Announcements

Questions from video?

Hypothesis testing review

\[H_0: p = 0.1 \text{ vs }H_a: p \neq 0.1\]

Generate the null distribution

null_dist <- organ_donor %>%
  specify(response = outcome, success = "complication") %>% #<<
  hypothesize(null = "point", 
              p = c("complication" = 0.10, "no complication" = 0.90) 
              ) %>% 
  generate(reps = 100, type = "simulate") %>% 
  calculate(stat = "prop")

Calculate p-value

null_dist %>%
  filter(stat <= (3/62)) %>%
  summarise(p_value = n()/nrow(null_dist))
## # A tibble: 1 x 1
##   p_value
##     <dbl>
## 1    0.13

Clone a repo + start a new project

Click on the link provided in the slides to create your own private repo for this exercise, and configure git.

We will be using the asheville dataset.
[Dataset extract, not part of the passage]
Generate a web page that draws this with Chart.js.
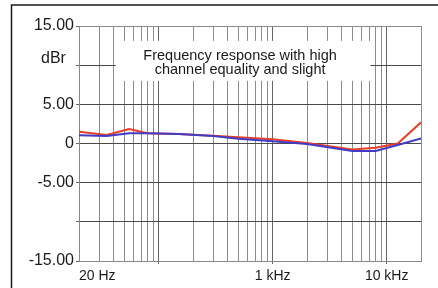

You may load in the dataset with the following code (be sure to set eval to be TRUE in the following R chunk!):

library(tidyverse)
library(infer)

Exercise 1 (Zoom poll)

Suppose you are interested in whether the mean price per guest per night is actually less than $80. Choose the correct null and alternative hypotheses.

  1. \(H_0: \mu = 80 \text{ vs. }H_a: \mu \neq 80\)
  2. \(H_0: \mu = 80 \text{ vs. }H_a: \mu < 80\)
  3. \(H_0: \mu = 80 \text{ vs. }H_a: \mu > 80\)
  4. \(H_0: \bar{x} = 80 \text{ vs. }H_a: \bar{x} \neq 80\)
  5. \(H_0: \bar{x} = 80 \text{ vs. }H_a: \bar{x} < 80\)
  6. \(H_0: \bar{x} = 80 \text{ vs. }H_a: \bar{x} > 80\)

Exercise 2

Let’s use simulation-based methods to conduct the hypothesis test specified in Exercise 1. We’ll start by generating the null distribution.

Fill in the code and uncomment the lines below to generate the null distribution.

set.seed(092120)
#null_dist <- asheville %>%
  #specify(response = ______) %>%
  #hypothesize(null = ______, mu = ______) %>%
  #generate(reps = 100, type = "bootstrap") %>%
  #calculate(stat = _____)

Exercise 3

Fill in the code and uncomment the lines below to calculate the p-value using the null distribution from Exercise 2.

mean_ppg <- asheville %>% 
  summarise(mean_ppg = mean(ppg)) %>%
  pull()
#null_dist %>%
  #filter(______) %>%
  #summarise(p_value = ______)

Exercise 4

Use the p-value to make your conclusion using a significance level of 0.05. Remember, the conclusion has 3 components

Exercise 5

Suppose you are interested in whether the median price per guest per night is equal to or less than $80. Carry out a similar analysis to that undertaken in Exercises 1 - 4 to test these hypotheses.